Education and the Love for Literature

Morrison’s journey into the world of literature began at an early age, influenced by her parents’ emphasis on the importance of education. She was an avid reader, diving into classics by authors like Leo Tolstoy and Jane Austen, and was particularly moved by the works of black authors such as W.E.B. Du Bois and Richard Wright. Her love for literature was matched by her academic excellence, which led her to Howard University in Washington, D.C., where she pursued a degree in English.

At Howard, Morrison encountered the racial dynamics of the segregated American South, which contrasted with her relatively integrated upbringing in Lorain (despite the incident with the landlord). These experiences deepened her understanding of racial identity and discrimination, themes that would later become central to her work. After graduating from Howard, she continued her studies at Cornell University, where she completed her master’s degree in American Literature, focusing on the works of Virginia Woolf and William Faulkner. These authors and her own experiences would greatly influence her writing style and thematic concerns.

Early Career and Finding Her Voice

After completing her education, Morrison embarked on a career in academia and publishing. She taught English at Texas Southern University and Howard University, where she influenced a new generation of writers and thinkers. In 1965, she broke new ground as the first African American woman senior editor in the fiction department at Random House in New York City. Her work at Random House was significant, not only for her personal growth but also for her efforts to bring African American literature into the mainstream.

During her tenure at Random House, Morrison began to write her own fiction. Her first novel, The Bluest Eye, was published in 1970. The book, which explores themes of racial identity, beauty standards, and family dynamics, was inspired by a conversation Morrison had with a childhood friend who wished for blue eyes. Though initially not a commercial success, The Bluest Eye laid the foundation for Morrison’s exploration of the African American experience, characterized by her lyrical prose and deep empathy for her characters.

Rise to Literary Prominence

Morrison’s literary career took off in the 1970s and 1980s with novels such as Sula, Song of Solomon, and Beloved. Song of Solomon (1977) won the National Book Critics Circle Award, catapulting Morrison to national acclaim and establishing her as a leading voice in American literature. However, it was Beloved (1987), an incredible tale of a mother haunted by the ghost of her daughter, set against the backdrop of slavery, that secured her place in literary history. Beloved won the Pulitzer Prize for Fiction in 1988 and was later adapted into a film.

Morrison’s storytelling, characterized by its exploration of the black experience in America, her intricate narrative structures, and her poetic command of language, resonated with readers and critics alike. In 1993, she was awarded the Nobel Prize in Literature, becoming the first African American woman to receive this honor. The Nobel Committee praised her as an author “who in novels characterized by visionary force and poetic import, gives life to an essential aspect of American reality.”

Legacy and Reflections

Toni Morrison’s journey from the small town of Lorain, Ohio, to the top of literary success is a testament to the power of resilience, the importance of one’s roots, and the power of storytelling. Her novels, which weave together the personal and the historical, the real and the imagined, continue to inspire and challenge readers to confront the complexities of identity, history, and humanity.

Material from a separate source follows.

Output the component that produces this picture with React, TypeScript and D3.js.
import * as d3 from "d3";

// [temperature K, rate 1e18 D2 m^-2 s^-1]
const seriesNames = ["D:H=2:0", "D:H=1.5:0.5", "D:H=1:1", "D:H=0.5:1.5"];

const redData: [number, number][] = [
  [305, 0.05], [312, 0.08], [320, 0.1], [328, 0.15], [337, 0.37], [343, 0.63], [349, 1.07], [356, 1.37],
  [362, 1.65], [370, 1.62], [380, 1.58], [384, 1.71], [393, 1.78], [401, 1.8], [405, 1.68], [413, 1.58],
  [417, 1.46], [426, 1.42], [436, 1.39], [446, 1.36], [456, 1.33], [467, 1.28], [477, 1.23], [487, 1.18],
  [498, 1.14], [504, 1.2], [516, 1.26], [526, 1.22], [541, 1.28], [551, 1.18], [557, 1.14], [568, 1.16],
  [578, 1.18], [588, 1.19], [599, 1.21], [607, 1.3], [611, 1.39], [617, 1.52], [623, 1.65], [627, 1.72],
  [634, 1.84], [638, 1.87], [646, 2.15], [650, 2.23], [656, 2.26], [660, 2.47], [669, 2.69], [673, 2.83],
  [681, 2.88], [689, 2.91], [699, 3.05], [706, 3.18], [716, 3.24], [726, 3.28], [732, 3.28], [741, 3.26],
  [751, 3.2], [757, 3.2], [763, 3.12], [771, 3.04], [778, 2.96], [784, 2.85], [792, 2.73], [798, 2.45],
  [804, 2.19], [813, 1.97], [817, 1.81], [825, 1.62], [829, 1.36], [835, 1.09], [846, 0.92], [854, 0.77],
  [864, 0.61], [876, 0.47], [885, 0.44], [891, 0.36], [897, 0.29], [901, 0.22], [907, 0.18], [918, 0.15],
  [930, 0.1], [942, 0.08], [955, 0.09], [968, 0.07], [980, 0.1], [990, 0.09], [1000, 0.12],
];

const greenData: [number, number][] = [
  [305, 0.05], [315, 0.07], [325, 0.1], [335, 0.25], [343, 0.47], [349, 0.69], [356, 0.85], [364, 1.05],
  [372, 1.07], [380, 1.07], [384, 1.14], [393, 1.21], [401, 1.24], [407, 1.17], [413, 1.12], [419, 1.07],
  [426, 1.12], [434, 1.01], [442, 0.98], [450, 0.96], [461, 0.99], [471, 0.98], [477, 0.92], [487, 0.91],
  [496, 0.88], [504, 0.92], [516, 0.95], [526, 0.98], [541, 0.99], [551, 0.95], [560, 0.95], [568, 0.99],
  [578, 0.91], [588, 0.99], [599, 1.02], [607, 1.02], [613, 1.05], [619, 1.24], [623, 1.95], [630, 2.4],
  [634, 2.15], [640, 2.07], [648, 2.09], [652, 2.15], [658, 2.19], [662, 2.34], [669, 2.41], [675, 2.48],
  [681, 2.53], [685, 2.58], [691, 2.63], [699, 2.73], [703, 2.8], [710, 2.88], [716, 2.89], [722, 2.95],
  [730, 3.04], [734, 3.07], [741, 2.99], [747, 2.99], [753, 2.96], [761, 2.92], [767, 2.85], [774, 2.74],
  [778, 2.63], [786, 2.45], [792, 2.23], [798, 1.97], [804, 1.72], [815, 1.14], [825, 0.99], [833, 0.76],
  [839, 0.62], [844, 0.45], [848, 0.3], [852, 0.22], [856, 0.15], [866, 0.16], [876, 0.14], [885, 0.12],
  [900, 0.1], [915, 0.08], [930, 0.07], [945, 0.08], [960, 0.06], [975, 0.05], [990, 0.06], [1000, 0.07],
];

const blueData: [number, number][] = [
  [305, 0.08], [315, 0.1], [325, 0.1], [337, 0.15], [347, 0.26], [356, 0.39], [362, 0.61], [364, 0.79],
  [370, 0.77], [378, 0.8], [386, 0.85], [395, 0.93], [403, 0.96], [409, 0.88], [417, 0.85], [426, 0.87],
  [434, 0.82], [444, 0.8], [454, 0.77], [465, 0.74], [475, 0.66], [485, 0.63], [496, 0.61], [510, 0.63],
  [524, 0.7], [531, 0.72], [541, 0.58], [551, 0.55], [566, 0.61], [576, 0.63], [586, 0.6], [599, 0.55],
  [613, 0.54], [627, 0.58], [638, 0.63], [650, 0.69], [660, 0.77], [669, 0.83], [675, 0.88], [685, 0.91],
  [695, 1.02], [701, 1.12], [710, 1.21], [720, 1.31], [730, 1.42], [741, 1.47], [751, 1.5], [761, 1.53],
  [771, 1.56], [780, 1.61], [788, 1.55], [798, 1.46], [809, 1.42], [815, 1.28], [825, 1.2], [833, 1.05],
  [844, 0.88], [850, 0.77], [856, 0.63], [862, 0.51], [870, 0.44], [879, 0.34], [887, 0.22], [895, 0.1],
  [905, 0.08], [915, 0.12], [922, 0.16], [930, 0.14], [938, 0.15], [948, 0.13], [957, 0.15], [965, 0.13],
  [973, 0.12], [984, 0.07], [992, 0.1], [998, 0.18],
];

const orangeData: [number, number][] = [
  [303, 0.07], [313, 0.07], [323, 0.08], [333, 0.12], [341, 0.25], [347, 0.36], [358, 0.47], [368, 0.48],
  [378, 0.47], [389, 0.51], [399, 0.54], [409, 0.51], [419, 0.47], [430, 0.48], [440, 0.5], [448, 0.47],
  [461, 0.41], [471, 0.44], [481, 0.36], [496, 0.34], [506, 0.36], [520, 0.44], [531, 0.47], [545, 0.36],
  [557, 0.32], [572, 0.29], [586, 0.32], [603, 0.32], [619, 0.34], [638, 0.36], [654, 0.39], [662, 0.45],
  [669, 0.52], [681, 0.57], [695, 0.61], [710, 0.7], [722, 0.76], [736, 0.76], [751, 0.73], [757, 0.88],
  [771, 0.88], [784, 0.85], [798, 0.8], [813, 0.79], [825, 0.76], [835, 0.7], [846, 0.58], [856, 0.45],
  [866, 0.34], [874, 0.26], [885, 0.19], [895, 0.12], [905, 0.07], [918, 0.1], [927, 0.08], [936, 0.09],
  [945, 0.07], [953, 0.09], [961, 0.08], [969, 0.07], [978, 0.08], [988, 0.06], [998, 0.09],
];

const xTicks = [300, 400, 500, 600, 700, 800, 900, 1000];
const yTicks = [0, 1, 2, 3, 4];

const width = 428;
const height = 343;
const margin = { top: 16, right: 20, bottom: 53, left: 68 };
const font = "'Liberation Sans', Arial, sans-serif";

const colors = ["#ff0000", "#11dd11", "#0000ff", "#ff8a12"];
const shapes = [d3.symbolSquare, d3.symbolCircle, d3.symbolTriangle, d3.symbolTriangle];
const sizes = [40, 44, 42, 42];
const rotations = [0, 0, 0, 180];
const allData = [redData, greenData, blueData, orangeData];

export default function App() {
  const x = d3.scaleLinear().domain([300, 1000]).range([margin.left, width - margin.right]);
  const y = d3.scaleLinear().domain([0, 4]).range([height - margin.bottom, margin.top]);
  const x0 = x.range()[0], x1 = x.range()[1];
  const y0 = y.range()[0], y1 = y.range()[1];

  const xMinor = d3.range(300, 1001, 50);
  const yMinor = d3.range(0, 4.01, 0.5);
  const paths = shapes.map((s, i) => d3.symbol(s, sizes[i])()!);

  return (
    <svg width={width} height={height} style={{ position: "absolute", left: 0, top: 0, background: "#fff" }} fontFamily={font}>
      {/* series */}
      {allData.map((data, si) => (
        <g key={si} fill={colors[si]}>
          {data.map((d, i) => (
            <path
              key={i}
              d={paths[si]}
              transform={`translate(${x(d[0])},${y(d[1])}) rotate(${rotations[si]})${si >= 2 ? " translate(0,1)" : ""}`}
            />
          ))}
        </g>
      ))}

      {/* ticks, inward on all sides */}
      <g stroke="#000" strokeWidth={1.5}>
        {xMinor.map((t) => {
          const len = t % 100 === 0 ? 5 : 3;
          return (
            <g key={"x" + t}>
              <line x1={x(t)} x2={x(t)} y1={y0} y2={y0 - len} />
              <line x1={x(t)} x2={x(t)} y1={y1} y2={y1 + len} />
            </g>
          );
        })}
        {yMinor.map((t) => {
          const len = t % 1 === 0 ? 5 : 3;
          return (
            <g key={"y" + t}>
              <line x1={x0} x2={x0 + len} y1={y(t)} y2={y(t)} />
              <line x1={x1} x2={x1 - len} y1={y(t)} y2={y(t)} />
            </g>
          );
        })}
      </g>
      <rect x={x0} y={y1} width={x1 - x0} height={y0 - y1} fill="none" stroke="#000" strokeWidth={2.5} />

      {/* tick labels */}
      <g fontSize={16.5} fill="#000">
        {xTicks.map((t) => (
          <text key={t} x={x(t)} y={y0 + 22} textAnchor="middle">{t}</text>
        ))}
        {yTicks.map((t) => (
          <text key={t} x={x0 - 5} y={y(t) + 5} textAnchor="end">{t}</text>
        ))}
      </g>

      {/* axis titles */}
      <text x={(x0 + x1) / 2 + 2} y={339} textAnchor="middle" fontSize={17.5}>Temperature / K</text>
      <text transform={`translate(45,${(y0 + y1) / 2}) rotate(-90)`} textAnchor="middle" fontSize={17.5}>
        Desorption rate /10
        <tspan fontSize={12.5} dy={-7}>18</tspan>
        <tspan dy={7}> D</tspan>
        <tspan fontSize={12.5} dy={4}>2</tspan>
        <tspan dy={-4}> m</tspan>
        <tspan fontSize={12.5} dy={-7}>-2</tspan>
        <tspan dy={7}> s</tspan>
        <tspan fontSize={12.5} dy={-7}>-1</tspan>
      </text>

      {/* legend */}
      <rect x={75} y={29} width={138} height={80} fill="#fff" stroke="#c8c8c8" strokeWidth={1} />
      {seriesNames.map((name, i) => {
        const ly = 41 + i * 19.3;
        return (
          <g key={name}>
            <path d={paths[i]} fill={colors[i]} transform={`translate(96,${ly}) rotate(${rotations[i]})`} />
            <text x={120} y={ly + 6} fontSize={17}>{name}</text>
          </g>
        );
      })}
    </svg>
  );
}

Morrison’s early life, with its emphasis on education, storytelling, and cultural heritage, shaped her as an individual and a writer who would go on to illuminate the depths of the human experience. Through her words, she invited us to look beyond the surface, understand the pain and beauty of life, and recognize the human spirit’s enduring strength.

As we reflect on Toni Morrison’s legacy, we are reminded of the impact of her work, her unwavering commitment to exploring the African American experience, and her role as a beacon of wisdom and insight in the literary world. Morrison’s journey from Lorain to literary greatness is a story of personal achievement and inspiration for aspiring writers and readers everywhere, encouraging us to embrace our stories and the power they hold to change the world.

Reflection and Questions

Answer at least three questions below:

  1. Toni Morrison grew up in a working-class family during the Great Depression, facing financial hardships and racial discrimination. Can you think of a time when you faced a challenge because of your background or circumstances? How did you overcome it?
  2. Morrison’s family used storytelling to preserve their heritage and cope with challenges. Have you ever used storytelling or writing as a way to deal with a difficult situation? How did it help you?
  3. Despite her family’s financial struggles, Morrison’s parents emphasized the importance of education. Why do you think education was so important to her family? How do you value education in your own life?
  4. At Howard University, Morrison experienced the stark realities of racial segregation in America, which influenced her writing. Have you ever encountered or witnessed discrimination? How did it make you feel, and what did you learn from the experience?
  5. Morrison found her voice as a writer while working as an editor and raising two children as a single mother. What challenges do you think she faced during this time, and how might she have overcome them? Have you ever had to balance multiple responsibilities? How did you manage?
  6. Many of Morrison’s novels explore themes of racial identity and beauty standards. How do you think her own experiences influenced these themes? How do you relate to the concept of identity in your own life?
  7. The Bluest Eye was not an immediate commercial success. How do you think Morrison dealt with the initial rejection of her work? Have you ever faced rejection or failure? What did you learn from that experience?
  8. Morrison achieved great success and recognition for her work, including winning the Nobel Prize in Literature. What qualities do you think contributed to her success? Are there any qualities you admire in her that you see in yourself or aspire to develop?
  9. Morrison’s work is deeply rooted in the African American experience and cultural heritage. Why do you think it’s important to explore and celebrate one’s cultural heritage? How does your own cultural heritage influence your identity and perspectives?
  10. Toni Morrison’s legacy is one of resilience, brilliance, and the power of storytelling. What kind of legacy would you like to leave? How can you use your experiences and voice to impact the world around you?